Global leaders have long acknowledged that climate finance for poorer nations is an absolutely essential central tenet of global climate goals. But while the wealthiest nations have made lofty promises to finance the decarbonization trajectories of the poorest nations, so far they have broken those promises. In 2023, the United Nations estimated that funding to address climate disasters in developing nations had fallen several trillion dollars short. “While Western countries have started to mobilize vast sums for their own clean energy transitions,” the Washington Post reported last year, “government officials and other diplomats say poor and vulnerable nations — where the need is often greatest — are being left out.”

But even within wealthy nations where climate financing is more advanced, there are major disparities between who is securing those lines of finance and who is losing out. In England, for example, new research from Cardiff University shows that on the whole, households need greater financial support to transition to clean energy, but that “homeowners living in more affluent areas, who felt more financially secure, were more prepared to consider that households such as theirs might need to contribute towards the cost of retrofitting.”

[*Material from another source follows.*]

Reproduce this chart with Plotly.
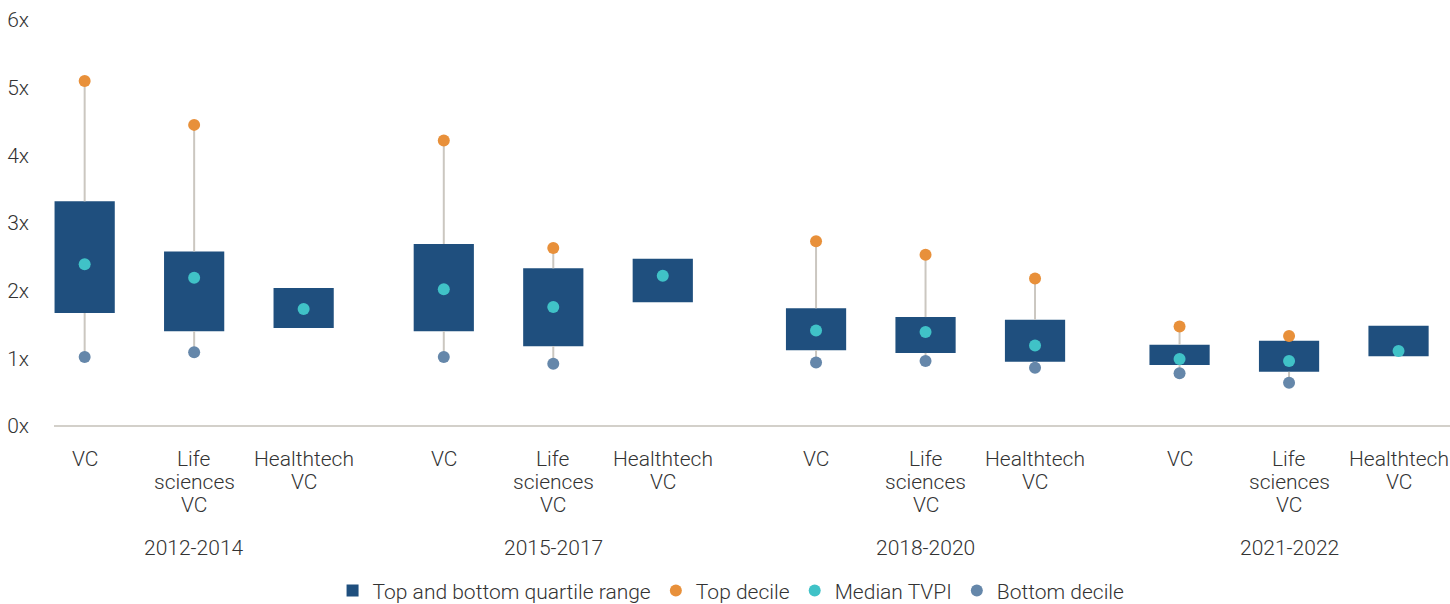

Meanwhile, in New York State, homeowners who earn more than $50,000 dollars a year are 2.5 times more likely to have rooftop solar panels than those who earn less, according to a study published last month by researchers from Columbia University and the think tank Win Climate. And while there are tax credits to ease the sticker shock of residential solar, the vast majority of those incentives are going to the wealthy as well. “The overwhelming majority of that money is going to wealthier people, but it’s actually bypassing the people who need it most,” Win Climate’s Juan-Pablo Velez told Gothamist.

Last week President Joe Biden announced a new $7 billion expansion to the Solar for All program that aims to lessen this solar wealth gap on a national level. The initiative provides free or low-cost rooftop solar panels or access to community solar electricity, making residential solar accessible to those who could never otherwise afford it. “Essentially, the programs provide a share in the power provided by a nearby solar facility,” CNET reports.

“This new Solar for All program means that 900,000 households will have solar on the rooftops for the first time, and soon,” President Joe Biden said on Earth Day, when the expansion was announced. “Millions of families will save almost $400 a year on utility bills.” Biden also promised that the initiative will “create 200,000 good-paying union jobs over five years in communities that need them most.”

While the $7 billion endowment will certainly move the climate finance needle in the right direction within the United States, much more will need to be done to support climate justice nationwide. Lowering emissions in the United States is not just about putting solar panels on the roofs of poor people. It’s about the richest Americans lowering their own carbon emissions.

The richest people in the U.S. are responsible for 40% of emissions due to a combination of carbon-heavy lifestyles and carbon-heavy investments. “It just seems morally and politically problematic to have one group of people reaping so much benefit from emissions while the poorer groups in society are asked to disproportionately deal with the harms of those emissions,” Jared Starr, a sustainability scientist at the University of Massachusetts at Amherst, told the Washington Post. At a global level, we have repeatedly seen that poorest people are the most vulnerable and least resilient to climate-related weather disasters and quieter climate-related issues like extreme heat in poor neighborhoods with more concrete and fewer trees than rich neighborhoods.